The licensing laws do not affect his place and the "time gentlemen" of the respectable vendor of alcohol is there an unknown tongue.

There are several females in the room, some young and some middle aged but all with dissipation and vice plainly indicated in their soddened features. They are the lowest of the low against whom some of the unfortunates of the town appear as angels of light.

The language of one young woman is most horrible. She is known as Saucy Poll on account of her vile tongue.
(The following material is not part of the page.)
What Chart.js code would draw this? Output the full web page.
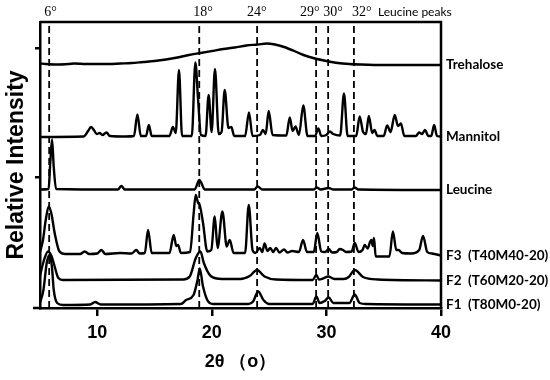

Every sentence she uses is a disgrace to her sex...

We cross to the other side of the passage and in a house there find a procuress, her bully and a girl about seventeen or eighteen waiting for a 'mark.' It is difficult to say which is the most filthy, her tongue or her hands.

There is a knock on the door and they let in a respectable looking seaman. Then their bleared eyes brighten up. He is perfectly sober and what is more he will not buy drink from them. He has just returned from the seas and perhaps under the direction of some despicable tout in the service of the procuress has mistaken the place for a respectable lodging house.

He soon finds out his error, however, and is given the 'key of the street.' Had he been drunk nobody would have been so welcome. It would then have been an easy matter to get his six months wages out of him.

Dozens of poor misguided sailors go to this area after a long voyage and are made intoxicated, filched of their undoubted extremely hard-earned money, assaulted and turned out onto the street without the slightest means of making provision for the next voyage...

The general area referred to by Cooke is today a thriving commercial centre. Smart modern offices abound. Within the same area is the former Head Post Office, now being transformed into an entertainment centre and luxury living accommodation. Centuries ago the Post Fffice site was that of the Suffolk Palace.